* **The task**
Quote exactly, and only, the lines from the one with "Reproduce this chart" down to the one with "Chart.register(...registerables);", both included.

* **Rows from a dataset of charts and code**
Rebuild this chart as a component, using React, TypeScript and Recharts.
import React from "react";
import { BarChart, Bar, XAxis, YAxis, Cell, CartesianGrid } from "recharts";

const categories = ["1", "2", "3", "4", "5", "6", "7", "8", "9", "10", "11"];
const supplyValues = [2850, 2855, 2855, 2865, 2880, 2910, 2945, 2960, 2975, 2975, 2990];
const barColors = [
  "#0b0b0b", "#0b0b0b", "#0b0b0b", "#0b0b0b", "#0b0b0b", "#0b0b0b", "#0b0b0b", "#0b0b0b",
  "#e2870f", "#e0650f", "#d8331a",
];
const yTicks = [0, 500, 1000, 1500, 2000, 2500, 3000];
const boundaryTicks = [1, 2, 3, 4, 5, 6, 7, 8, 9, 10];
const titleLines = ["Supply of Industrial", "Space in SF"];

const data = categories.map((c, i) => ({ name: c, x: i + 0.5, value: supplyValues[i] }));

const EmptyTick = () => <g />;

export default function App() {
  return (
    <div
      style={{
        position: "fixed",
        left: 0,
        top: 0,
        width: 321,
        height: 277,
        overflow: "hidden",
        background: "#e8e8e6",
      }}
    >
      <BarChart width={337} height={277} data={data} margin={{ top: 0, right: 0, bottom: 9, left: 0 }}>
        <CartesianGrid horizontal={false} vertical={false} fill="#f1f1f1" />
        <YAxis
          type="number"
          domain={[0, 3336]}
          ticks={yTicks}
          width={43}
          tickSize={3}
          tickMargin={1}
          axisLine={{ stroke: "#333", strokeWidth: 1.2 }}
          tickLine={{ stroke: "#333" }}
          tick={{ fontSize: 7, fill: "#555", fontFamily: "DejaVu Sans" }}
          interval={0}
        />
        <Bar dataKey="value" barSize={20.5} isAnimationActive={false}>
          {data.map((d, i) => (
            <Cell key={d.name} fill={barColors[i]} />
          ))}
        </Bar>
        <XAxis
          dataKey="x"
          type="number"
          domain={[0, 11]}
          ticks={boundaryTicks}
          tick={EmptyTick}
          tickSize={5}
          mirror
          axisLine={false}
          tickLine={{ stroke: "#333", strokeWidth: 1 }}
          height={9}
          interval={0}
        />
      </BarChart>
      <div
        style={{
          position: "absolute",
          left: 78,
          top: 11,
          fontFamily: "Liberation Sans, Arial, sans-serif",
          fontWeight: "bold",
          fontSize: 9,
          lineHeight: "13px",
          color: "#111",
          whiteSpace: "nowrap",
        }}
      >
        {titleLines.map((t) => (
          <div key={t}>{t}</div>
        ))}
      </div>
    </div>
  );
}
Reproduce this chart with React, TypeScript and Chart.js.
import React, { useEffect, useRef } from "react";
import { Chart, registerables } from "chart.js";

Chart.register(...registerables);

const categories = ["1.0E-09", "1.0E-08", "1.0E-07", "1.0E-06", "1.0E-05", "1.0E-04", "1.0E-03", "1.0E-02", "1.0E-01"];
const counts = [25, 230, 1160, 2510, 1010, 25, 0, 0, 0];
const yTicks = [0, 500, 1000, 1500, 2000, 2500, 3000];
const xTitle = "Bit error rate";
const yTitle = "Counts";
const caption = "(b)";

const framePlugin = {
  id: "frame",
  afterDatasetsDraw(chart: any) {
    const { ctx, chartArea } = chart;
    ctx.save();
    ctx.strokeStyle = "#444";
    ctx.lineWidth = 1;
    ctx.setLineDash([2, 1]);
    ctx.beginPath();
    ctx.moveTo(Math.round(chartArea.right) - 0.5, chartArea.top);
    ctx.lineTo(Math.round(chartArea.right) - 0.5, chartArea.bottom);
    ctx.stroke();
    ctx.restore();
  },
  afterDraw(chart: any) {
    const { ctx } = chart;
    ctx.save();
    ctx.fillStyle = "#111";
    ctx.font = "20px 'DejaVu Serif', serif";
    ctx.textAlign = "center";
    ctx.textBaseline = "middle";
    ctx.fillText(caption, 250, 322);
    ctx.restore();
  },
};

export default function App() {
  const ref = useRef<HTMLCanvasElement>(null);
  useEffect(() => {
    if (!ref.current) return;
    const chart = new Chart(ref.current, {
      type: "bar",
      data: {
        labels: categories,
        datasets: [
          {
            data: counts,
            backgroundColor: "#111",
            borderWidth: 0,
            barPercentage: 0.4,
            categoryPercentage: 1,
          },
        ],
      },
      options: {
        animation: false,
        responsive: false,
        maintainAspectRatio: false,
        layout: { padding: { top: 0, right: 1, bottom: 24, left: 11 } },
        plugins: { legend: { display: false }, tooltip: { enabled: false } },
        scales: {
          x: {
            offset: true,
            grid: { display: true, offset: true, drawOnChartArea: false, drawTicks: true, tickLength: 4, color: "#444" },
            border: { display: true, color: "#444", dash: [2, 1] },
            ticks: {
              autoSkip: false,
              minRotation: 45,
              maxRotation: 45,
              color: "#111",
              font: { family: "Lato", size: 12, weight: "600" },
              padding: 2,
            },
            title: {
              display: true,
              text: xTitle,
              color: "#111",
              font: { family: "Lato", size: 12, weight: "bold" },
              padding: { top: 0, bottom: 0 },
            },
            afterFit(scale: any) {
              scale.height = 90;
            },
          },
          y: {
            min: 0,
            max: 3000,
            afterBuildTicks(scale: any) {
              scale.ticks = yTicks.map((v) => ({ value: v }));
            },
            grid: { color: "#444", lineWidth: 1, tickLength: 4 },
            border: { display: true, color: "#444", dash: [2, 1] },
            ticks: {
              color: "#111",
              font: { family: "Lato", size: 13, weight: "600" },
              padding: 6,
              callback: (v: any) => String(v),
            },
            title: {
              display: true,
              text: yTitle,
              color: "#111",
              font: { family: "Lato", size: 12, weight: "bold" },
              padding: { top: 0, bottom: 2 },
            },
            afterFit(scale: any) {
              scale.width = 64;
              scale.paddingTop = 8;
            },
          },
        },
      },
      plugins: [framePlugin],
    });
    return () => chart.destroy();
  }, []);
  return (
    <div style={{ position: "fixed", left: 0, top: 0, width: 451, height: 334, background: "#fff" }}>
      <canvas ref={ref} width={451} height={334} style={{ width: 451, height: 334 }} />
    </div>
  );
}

* **Exercise result**
Reproduce this chart with React, TypeScript and Chart.js.
import React, { useEffect, useRef } from "react";
import { Chart, registerables } from "chart.js";

Chart.register(...registerables);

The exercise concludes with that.